Given exercise
Print the records below exactly, from the line containing "Rebuild this diagram" down to the line containing "width=552, minimum height=209]", both lines included, and omit every picture.

::::::::::

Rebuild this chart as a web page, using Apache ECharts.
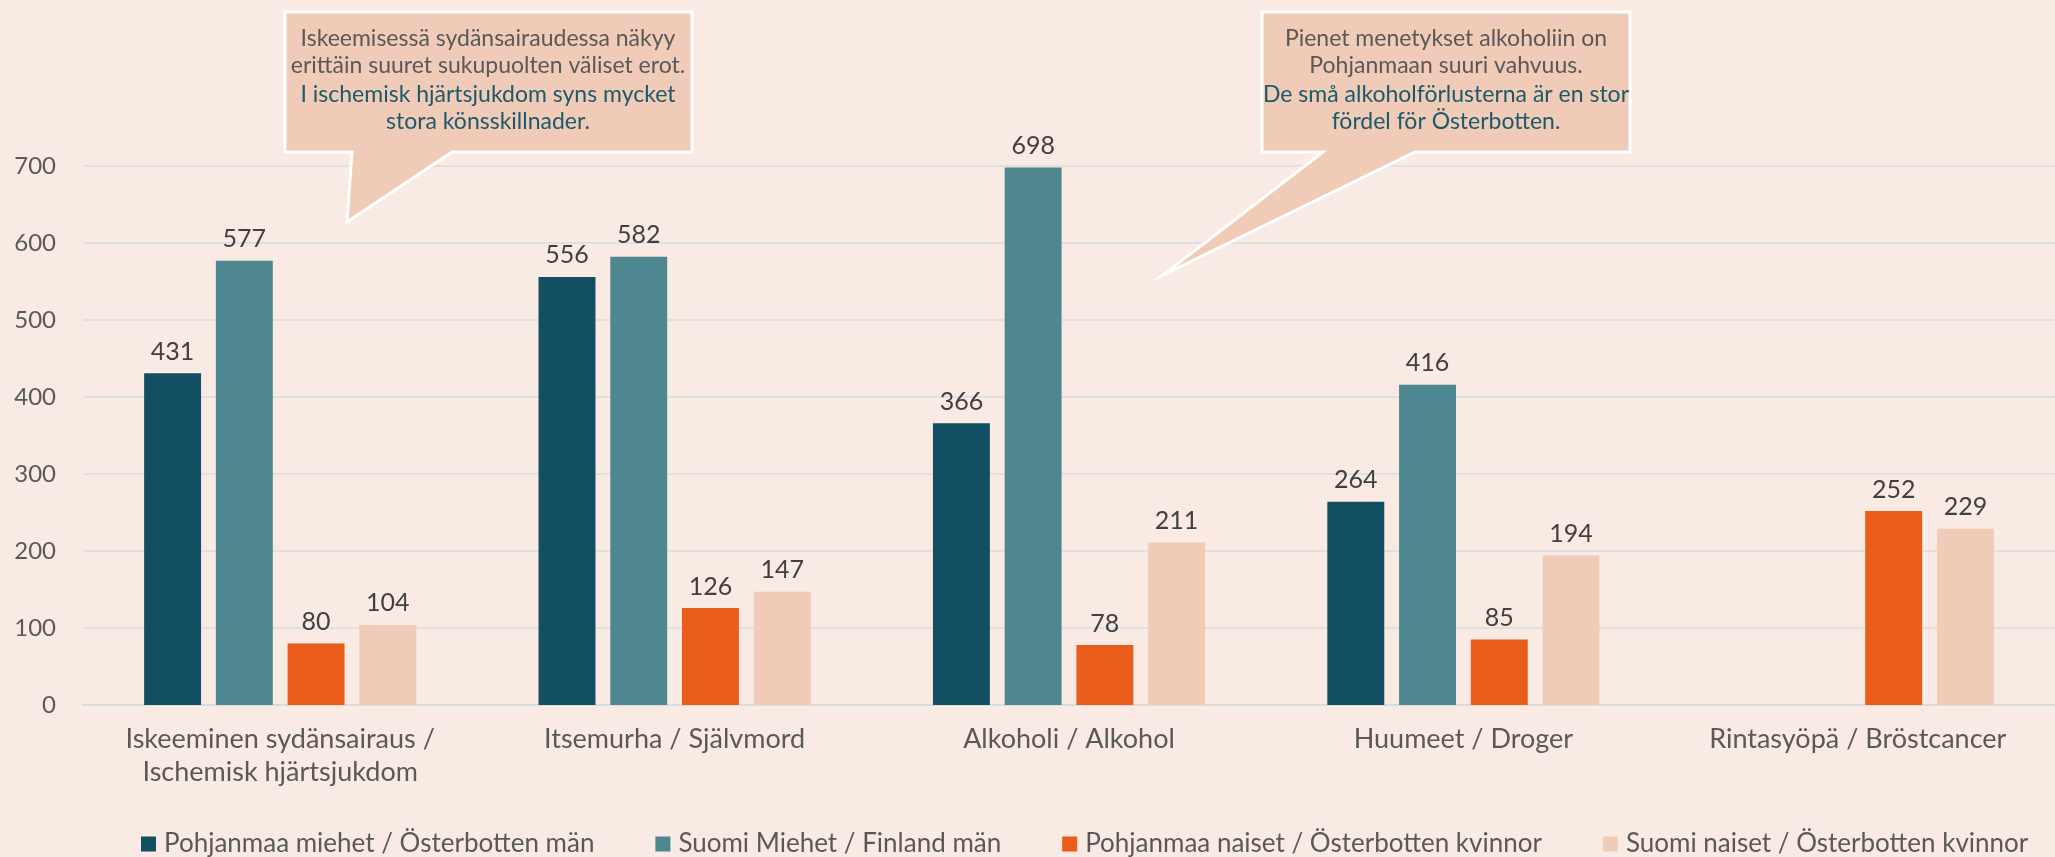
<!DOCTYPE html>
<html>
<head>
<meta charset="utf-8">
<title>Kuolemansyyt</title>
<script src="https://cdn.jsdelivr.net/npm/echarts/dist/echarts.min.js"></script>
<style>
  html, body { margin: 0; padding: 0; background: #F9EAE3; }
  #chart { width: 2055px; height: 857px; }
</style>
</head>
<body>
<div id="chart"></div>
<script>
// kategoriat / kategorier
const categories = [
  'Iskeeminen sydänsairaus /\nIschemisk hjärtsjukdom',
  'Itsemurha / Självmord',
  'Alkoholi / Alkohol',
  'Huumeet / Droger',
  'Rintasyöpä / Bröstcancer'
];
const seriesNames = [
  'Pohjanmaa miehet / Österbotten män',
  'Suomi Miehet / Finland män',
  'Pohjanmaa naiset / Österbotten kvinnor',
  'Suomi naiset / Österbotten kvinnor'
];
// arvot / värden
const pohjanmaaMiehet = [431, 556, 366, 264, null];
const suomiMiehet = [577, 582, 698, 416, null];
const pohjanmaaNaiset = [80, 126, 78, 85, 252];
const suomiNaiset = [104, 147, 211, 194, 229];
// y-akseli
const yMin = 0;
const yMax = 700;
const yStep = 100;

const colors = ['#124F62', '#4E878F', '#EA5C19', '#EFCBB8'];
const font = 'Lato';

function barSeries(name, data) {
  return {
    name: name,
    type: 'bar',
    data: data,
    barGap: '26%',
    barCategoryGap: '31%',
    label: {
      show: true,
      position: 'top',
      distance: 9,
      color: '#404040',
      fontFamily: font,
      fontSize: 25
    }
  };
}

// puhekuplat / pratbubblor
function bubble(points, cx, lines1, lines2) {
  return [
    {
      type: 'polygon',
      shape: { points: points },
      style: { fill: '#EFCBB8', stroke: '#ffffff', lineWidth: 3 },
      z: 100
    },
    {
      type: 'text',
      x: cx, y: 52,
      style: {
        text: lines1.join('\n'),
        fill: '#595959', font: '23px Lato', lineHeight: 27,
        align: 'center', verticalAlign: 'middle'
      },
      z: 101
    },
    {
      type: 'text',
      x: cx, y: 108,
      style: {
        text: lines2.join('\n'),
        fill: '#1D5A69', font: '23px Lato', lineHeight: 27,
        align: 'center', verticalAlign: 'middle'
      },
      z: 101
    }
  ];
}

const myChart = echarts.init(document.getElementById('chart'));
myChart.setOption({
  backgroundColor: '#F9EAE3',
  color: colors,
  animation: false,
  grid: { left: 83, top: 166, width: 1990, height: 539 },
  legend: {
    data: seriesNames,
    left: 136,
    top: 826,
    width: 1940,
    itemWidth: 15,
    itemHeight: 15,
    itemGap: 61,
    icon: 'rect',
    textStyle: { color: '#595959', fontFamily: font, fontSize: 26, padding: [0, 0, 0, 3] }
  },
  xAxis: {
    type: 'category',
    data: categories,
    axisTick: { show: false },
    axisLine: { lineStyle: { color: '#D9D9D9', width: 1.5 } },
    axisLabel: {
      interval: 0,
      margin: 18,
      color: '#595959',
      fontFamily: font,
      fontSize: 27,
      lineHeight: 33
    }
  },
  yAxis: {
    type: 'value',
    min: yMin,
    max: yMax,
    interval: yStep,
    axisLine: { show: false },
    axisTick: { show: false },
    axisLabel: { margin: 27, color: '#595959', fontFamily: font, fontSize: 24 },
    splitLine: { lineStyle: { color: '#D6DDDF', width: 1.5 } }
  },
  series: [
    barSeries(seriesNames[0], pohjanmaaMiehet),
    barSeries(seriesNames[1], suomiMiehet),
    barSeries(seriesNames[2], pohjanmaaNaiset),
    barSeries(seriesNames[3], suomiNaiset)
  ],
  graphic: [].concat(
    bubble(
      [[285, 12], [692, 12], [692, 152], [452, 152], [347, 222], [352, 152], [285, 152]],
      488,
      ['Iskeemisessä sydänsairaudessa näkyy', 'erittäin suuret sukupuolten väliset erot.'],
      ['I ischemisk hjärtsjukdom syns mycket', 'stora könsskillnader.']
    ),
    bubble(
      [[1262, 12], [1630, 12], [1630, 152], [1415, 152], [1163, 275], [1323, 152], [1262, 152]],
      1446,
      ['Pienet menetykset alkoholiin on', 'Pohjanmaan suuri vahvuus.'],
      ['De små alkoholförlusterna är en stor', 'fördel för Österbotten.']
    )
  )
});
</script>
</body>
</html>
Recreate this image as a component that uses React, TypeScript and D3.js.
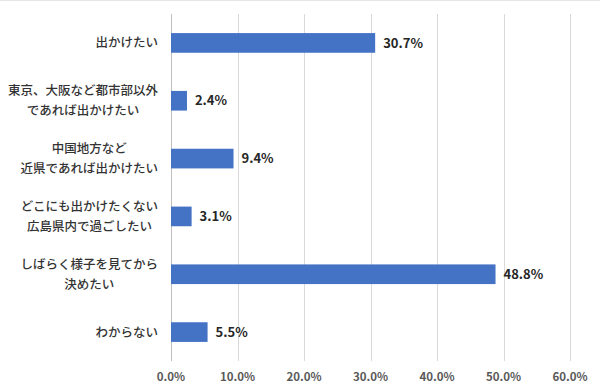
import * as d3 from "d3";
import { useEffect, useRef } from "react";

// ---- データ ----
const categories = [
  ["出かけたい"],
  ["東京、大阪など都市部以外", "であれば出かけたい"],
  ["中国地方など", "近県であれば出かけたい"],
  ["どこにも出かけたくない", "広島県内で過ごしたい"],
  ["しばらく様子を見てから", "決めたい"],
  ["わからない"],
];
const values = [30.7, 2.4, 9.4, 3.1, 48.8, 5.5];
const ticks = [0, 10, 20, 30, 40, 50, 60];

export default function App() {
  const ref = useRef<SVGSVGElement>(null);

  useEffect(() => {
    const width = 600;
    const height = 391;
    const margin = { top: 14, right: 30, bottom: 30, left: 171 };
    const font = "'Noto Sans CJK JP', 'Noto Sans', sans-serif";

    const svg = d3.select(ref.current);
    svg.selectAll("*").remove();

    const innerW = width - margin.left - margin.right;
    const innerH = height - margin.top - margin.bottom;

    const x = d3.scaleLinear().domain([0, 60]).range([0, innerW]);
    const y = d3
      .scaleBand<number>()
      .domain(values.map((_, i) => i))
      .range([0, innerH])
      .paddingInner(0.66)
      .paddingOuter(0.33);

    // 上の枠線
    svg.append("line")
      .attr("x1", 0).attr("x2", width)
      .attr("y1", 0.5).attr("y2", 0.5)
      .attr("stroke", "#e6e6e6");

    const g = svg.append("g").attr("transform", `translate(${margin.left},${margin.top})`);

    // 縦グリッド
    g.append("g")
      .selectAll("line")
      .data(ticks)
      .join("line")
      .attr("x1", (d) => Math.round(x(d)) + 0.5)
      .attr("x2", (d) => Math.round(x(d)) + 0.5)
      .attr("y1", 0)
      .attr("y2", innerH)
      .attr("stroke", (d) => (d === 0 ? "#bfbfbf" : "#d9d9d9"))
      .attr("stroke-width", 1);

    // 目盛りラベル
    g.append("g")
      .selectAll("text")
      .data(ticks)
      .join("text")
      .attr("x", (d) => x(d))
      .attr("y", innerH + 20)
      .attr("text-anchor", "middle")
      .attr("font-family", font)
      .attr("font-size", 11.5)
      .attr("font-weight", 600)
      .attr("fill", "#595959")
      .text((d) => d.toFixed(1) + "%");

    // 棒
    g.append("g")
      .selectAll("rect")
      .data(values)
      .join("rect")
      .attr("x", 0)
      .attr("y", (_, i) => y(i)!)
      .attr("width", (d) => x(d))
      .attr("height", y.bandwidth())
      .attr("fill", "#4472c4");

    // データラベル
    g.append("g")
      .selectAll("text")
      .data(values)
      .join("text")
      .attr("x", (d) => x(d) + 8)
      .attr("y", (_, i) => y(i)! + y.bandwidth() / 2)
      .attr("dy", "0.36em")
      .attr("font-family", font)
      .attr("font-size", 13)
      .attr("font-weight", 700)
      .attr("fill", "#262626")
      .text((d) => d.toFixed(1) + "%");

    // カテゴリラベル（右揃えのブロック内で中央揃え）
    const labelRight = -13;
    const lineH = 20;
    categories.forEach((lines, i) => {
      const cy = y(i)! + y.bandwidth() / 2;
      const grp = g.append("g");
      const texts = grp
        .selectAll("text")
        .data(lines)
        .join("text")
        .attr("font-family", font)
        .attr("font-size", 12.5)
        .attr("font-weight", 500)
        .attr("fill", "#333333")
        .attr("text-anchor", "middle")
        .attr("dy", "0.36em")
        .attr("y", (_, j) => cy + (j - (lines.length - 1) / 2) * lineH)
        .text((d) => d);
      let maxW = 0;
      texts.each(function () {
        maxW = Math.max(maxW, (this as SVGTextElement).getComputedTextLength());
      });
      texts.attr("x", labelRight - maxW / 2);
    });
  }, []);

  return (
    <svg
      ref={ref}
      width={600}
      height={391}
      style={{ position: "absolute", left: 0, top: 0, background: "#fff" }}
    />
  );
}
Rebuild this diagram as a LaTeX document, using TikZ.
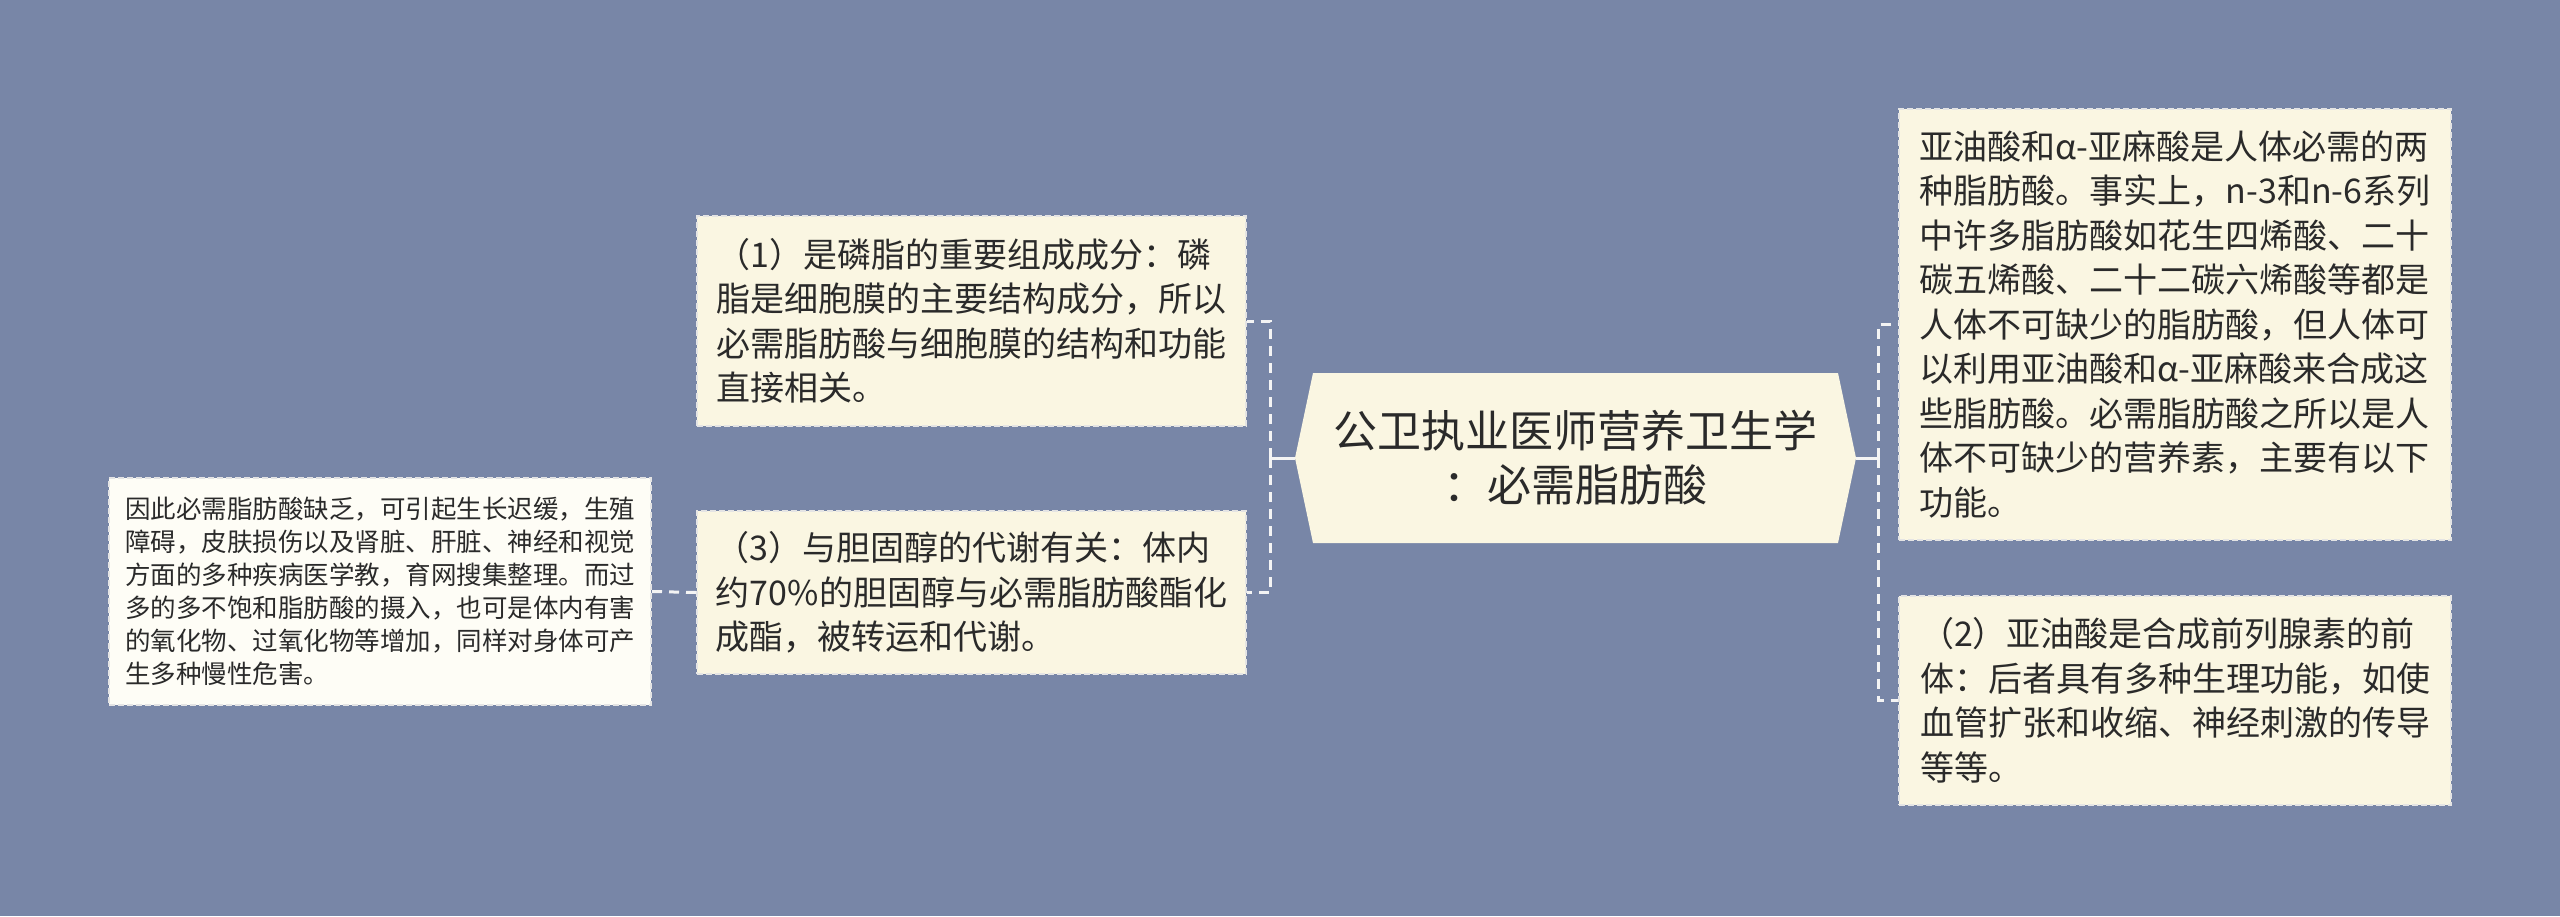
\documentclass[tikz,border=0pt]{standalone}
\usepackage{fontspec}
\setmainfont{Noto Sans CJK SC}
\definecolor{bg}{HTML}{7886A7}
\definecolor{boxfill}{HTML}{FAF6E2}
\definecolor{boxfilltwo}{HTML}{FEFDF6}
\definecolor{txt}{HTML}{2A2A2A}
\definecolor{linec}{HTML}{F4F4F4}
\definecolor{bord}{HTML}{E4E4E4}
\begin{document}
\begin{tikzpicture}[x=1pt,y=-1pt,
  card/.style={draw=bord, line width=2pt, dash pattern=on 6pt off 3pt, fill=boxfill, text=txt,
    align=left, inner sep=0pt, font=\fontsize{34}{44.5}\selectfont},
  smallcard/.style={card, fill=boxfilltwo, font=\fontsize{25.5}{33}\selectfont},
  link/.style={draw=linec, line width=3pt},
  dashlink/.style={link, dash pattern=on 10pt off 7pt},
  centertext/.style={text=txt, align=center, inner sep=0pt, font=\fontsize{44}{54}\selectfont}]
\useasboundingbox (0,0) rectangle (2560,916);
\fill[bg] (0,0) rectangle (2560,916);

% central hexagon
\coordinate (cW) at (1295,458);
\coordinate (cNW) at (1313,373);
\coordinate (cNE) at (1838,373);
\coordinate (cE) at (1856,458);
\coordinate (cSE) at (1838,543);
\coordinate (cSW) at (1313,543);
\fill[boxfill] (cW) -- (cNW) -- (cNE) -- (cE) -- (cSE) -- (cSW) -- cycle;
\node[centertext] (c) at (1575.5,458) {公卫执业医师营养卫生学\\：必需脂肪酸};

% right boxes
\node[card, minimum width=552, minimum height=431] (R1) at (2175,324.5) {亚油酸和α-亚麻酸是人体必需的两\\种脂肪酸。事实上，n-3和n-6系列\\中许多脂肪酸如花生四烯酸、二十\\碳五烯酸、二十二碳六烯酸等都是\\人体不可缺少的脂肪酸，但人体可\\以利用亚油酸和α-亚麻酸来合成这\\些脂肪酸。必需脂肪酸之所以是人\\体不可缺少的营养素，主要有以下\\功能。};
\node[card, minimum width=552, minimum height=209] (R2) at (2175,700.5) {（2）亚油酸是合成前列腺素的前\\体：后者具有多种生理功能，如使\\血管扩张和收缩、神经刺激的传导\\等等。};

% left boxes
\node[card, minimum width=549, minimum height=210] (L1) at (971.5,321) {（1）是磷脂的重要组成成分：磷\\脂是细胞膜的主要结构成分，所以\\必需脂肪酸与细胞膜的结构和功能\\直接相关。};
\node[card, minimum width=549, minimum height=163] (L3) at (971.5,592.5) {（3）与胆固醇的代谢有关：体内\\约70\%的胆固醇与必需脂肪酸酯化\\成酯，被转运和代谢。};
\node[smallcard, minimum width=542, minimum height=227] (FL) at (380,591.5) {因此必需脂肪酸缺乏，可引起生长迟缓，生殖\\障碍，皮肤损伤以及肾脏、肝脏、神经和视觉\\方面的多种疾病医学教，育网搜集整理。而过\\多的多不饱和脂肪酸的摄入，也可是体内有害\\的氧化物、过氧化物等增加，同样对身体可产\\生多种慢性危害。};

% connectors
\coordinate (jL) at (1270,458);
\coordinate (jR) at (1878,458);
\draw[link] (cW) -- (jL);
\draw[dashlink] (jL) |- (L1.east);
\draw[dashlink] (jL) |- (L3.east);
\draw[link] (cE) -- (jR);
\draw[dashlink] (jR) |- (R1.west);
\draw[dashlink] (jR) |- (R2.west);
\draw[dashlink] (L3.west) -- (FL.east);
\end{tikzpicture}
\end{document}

::::::::::

Full output
Rebuild this diagram as a LaTeX document, using TikZ.
\documentclass[tikz,border=0pt]{standalone}
\usepackage{fontspec}
\setmainfont{Noto Sans CJK SC}
\definecolor{bg}{HTML}{7886A7}
\definecolor{boxfill}{HTML}{FAF6E2}
\definecolor{boxfilltwo}{HTML}{FEFDF6}
\definecolor{txt}{HTML}{2A2A2A}
\definecolor{linec}{HTML}{F4F4F4}
\definecolor{bord}{HTML}{E4E4E4}
\begin{document}
\begin{tikzpicture}[x=1pt,y=-1pt,
  card/.style={draw=bord, line width=2pt, dash pattern=on 6pt off 3pt, fill=boxfill, text=txt,
    align=left, inner sep=0pt, font=\fontsize{34}{44.5}\selectfont},
  smallcard/.style={card, fill=boxfilltwo, font=\fontsize{25.5}{33}\selectfont},
  link/.style={draw=linec, line width=3pt},
  dashlink/.style={link, dash pattern=on 10pt off 7pt},
  centertext/.style={text=txt, align=center, inner sep=0pt, font=\fontsize{44}{54}\selectfont}]
\useasboundingbox (0,0) rectangle (2560,916);
\fill[bg] (0,0) rectangle (2560,916);

% central hexagon
\coordinate (cW) at (1295,458);
\coordinate (cNW) at (1313,373);
\coordinate (cNE) at (1838,373);
\coordinate (cE) at (1856,458);
\coordinate (cSE) at (1838,543);
\coordinate (cSW) at (1313,543);
\fill[boxfill] (cW) -- (cNW) -- (cNE) -- (cE) -- (cSE) -- (cSW) -- cycle;
\node[centertext] (c) at (1575.5,458) {公卫执业医师营养卫生学\\：必需脂肪酸};

% right boxes
\node[card, minimum width=552, minimum height=431] (R1) at (2175,324.5) {亚油酸和α-亚麻酸是人体必需的两\\种脂肪酸。事实上，n-3和n-6系列\\中许多脂肪酸如花生四烯酸、二十\\碳五烯酸、二十二碳六烯酸等都是\\人体不可缺少的脂肪酸，但人体可\\以利用亚油酸和α-亚麻酸来合成这\\些脂肪酸。必需脂肪酸之所以是人\\体不可缺少的营养素，主要有以下\\功能。};
\node[card, minimum width=552, minimum height=209] (R2) at (2175,700.5) {（2）亚油酸是合成前列腺素的前\\体：后者具有多种生理功能，如使\\血管扩张和收缩、神经刺激的传导\\等等。};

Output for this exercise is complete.